What this task involves: Will you give the material below again, every line exactly as it is?

--- Data lines ---

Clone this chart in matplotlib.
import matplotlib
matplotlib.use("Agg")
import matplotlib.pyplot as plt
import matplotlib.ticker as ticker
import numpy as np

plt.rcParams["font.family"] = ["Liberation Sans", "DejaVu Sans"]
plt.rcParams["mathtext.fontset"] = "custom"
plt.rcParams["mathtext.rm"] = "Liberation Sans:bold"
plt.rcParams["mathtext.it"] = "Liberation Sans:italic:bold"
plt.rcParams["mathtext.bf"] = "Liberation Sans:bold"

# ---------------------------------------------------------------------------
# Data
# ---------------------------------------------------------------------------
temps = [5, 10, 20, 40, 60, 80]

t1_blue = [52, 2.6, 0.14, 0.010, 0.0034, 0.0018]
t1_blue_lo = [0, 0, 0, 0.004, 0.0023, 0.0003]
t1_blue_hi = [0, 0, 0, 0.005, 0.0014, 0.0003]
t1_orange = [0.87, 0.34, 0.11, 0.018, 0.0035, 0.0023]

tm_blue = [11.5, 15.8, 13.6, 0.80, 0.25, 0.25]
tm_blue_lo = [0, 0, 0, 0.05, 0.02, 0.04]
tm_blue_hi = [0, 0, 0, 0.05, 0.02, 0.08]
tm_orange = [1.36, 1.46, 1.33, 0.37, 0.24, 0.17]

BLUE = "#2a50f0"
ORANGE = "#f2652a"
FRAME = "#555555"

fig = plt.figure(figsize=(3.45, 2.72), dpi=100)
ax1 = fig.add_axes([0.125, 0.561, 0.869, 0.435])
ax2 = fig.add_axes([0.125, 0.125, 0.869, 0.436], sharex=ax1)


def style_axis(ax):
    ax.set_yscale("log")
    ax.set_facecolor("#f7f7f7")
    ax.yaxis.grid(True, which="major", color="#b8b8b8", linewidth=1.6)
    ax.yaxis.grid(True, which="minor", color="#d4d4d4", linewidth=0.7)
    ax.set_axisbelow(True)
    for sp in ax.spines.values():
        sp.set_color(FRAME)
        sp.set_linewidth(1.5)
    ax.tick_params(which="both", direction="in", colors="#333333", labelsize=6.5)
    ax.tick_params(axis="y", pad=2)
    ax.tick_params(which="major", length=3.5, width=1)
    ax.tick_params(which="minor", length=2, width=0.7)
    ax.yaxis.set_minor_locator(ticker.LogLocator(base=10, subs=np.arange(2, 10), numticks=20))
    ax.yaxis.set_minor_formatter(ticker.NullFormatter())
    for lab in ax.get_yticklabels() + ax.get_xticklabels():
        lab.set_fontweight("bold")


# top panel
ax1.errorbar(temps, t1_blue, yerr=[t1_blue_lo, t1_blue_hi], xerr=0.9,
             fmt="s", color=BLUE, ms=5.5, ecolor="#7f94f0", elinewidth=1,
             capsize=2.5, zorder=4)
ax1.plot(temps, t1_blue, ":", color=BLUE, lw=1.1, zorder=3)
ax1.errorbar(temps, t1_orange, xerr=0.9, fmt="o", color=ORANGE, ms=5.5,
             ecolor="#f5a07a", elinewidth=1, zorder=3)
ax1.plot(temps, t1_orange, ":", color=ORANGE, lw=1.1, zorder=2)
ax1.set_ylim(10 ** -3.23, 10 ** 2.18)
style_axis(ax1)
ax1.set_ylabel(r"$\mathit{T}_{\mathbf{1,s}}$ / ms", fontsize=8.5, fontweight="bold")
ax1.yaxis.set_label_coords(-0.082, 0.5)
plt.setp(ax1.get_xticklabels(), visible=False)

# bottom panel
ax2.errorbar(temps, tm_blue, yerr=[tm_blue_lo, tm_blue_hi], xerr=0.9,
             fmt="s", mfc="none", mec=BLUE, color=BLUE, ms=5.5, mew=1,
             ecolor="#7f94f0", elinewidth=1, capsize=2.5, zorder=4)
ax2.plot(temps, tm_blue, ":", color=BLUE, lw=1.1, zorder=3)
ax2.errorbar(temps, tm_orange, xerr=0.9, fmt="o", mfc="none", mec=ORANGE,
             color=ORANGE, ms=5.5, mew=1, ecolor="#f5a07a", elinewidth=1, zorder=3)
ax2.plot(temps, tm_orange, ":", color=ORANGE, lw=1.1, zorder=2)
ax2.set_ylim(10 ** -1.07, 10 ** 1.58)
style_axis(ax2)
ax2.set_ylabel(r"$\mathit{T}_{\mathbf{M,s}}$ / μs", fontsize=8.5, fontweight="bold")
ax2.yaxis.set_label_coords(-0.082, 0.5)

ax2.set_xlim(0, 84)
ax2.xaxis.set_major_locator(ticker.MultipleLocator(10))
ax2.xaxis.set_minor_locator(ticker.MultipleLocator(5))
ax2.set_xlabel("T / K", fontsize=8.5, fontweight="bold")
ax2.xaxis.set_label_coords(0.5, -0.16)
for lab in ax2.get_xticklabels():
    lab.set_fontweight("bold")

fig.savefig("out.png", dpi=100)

---

Answer to the problem:
Clone this chart in matplotlib.
import matplotlib
matplotlib.use("Agg")
import matplotlib.pyplot as plt
import matplotlib.ticker as ticker
import numpy as np

plt.rcParams["font.family"] = ["Liberation Sans", "DejaVu Sans"]
plt.rcParams["mathtext.fontset"] = "custom"
plt.rcParams["mathtext.rm"] = "Liberation Sans:bold"
plt.rcParams["mathtext.it"] = "Liberation Sans:italic:bold"
plt.rcParams["mathtext.bf"] = "Liberation Sans:bold"

# ---------------------------------------------------------------------------
# Data
# ---------------------------------------------------------------------------
temps = [5, 10, 20, 40, 60, 80]

t1_blue = [52, 2.6, 0.14, 0.010, 0.0034, 0.0018]
t1_blue_lo = [0, 0, 0, 0.004, 0.0023, 0.0003]
t1_blue_hi = [0, 0, 0, 0.005, 0.0014, 0.0003]
t1_orange = [0.87, 0.34, 0.11, 0.018, 0.0035, 0.0023]

tm_blue = [11.5, 15.8, 13.6, 0.80, 0.25, 0.25]
tm_blue_lo = [0, 0, 0, 0.05, 0.02, 0.04]
tm_blue_hi = [0, 0, 0, 0.05, 0.02, 0.08]
tm_orange = [1.36, 1.46, 1.33, 0.37, 0.24, 0.17]

BLUE = "#2a50f0"
ORANGE = "#f2652a"
FRAME = "#555555"

fig = plt.figure(figsize=(3.45, 2.72), dpi=100)
ax1 = fig.add_axes([0.125, 0.561, 0.869, 0.435])
ax2 = fig.add_axes([0.125, 0.125, 0.869, 0.436], sharex=ax1)


def style_axis(ax):
    ax.set_yscale("log")
    ax.set_facecolor("#f7f7f7")
    ax.yaxis.grid(True, which="major", color="#b8b8b8", linewidth=1.6)
    ax.yaxis.grid(True, which="minor", color="#d4d4d4", linewidth=0.7)
    ax.set_axisbelow(True)
    for sp in ax.spines.values():
        sp.set_color(FRAME)
        sp.set_linewidth(1.5)
    ax.tick_params(which="both", direction="in", colors="#333333", labelsize=6.5)
    ax.tick_params(axis="y", pad=2)
    ax.tick_params(which="major", length=3.5, width=1)
    ax.tick_params(which="minor", length=2, width=0.7)
    ax.yaxis.set_minor_locator(ticker.LogLocator(base=10, subs=np.arange(2, 10), numticks=20))
    ax.yaxis.set_minor_formatter(ticker.NullFormatter())
    for lab in ax.get_yticklabels() + ax.get_xticklabels():
        lab.set_fontweight("bold")


# top panel
ax1.errorbar(temps, t1_blue, yerr=[t1_blue_lo, t1_blue_hi], xerr=0.9,
             fmt="s", color=BLUE, ms=5.5, ecolor="#7f94f0", elinewidth=1,
             capsize=2.5, zorder=4)
ax1.plot(temps, t1_blue, ":", color=BLUE, lw=1.1, zorder=3)
ax1.errorbar(temps, t1_orange, xerr=0.9, fmt="o", color=ORANGE, ms=5.5,
             ecolor="#f5a07a", elinewidth=1, zorder=3)
ax1.plot(temps, t1_orange, ":", color=ORANGE, lw=1.1, zorder=2)
ax1.set_ylim(10 ** -3.23, 10 ** 2.18)
style_axis(ax1)
ax1.set_ylabel(r"$\mathit{T}_{\mathbf{1,s}}$ / ms", fontsize=8.5, fontweight="bold")
ax1.yaxis.set_label_coords(-0.082, 0.5)
plt.setp(ax1.get_xticklabels(), visible=False)

# bottom panel
ax2.errorbar(temps, tm_blue, yerr=[tm_blue_lo, tm_blue_hi], xerr=0.9,
             fmt="s", mfc="none", mec=BLUE, color=BLUE, ms=5.5, mew=1,
             ecolor="#7f94f0", elinewidth=1, capsize=2.5, zorder=4)
ax2.plot(temps, tm_blue, ":", color=BLUE, lw=1.1, zorder=3)
ax2.errorbar(temps, tm_orange, xerr=0.9, fmt="o", mfc="none", mec=ORANGE,
             color=ORANGE, ms=5.5, mew=1, ecolor="#f5a07a", elinewidth=1, zorder=3)
ax2.plot(temps, tm_orange, ":", color=ORANGE, lw=1.1, zorder=2)
ax2.set_ylim(10 ** -1.07, 10 ** 1.58)
style_axis(ax2)
ax2.set_ylabel(r"$\mathit{T}_{\mathbf{M,s}}$ / μs", fontsize=8.5, fontweight="bold")
ax2.yaxis.set_label_coords(-0.082, 0.5)

ax2.set_xlim(0, 84)
ax2.xaxis.set_major_locator(ticker.MultipleLocator(10))
ax2.xaxis.set_minor_locator(ticker.MultipleLocator(5))
ax2.set_xlabel("T / K", fontsize=8.5, fontweight="bold")
ax2.xaxis.set_label_coords(0.5, -0.16)
for lab in ax2.get_xticklabels():
    lab.set_fontweight("bold")

fig.savefig("out.png", dpi=100)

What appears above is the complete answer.